*Entries provided*.

>> start

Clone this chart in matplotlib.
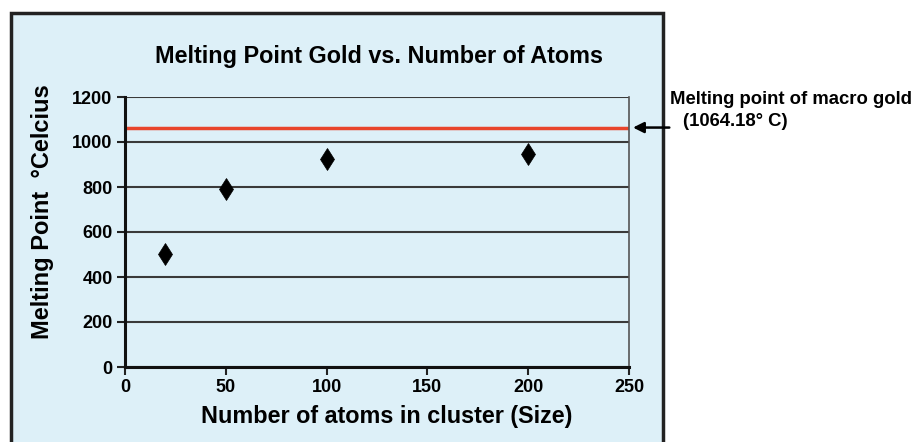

>> end
>> start

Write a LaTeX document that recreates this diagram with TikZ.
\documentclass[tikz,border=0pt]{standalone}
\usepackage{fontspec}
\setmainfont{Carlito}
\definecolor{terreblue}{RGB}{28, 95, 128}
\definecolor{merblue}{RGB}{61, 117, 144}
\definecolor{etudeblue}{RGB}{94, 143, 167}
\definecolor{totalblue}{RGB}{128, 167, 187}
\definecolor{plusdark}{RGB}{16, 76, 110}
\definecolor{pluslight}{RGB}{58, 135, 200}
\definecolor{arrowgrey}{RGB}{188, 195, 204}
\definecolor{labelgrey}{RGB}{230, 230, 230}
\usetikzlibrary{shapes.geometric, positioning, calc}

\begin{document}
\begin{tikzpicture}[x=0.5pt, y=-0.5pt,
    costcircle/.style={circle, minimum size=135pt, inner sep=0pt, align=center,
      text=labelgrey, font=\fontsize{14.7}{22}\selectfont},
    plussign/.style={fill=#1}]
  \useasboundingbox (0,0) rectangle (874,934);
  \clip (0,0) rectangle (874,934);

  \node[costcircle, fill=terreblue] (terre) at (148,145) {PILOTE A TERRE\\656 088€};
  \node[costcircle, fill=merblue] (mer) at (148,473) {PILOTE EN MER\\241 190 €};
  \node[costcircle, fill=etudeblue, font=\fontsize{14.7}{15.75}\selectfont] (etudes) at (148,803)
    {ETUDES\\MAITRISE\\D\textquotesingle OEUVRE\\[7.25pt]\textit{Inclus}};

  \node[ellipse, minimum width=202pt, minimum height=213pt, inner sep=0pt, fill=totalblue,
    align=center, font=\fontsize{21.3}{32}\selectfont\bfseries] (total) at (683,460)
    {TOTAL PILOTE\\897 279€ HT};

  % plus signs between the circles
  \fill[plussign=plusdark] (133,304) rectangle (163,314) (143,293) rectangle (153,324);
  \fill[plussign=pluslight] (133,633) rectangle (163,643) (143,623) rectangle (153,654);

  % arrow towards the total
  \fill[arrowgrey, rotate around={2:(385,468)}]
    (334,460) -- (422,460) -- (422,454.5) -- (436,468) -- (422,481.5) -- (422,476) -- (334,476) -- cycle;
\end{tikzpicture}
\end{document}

>> end

*Short task*. Reproduce every line from the entries that holds the word "this".

*Written reply*.
Clone this chart in matplotlib.
Write a LaTeX document that recreates this diagram with TikZ.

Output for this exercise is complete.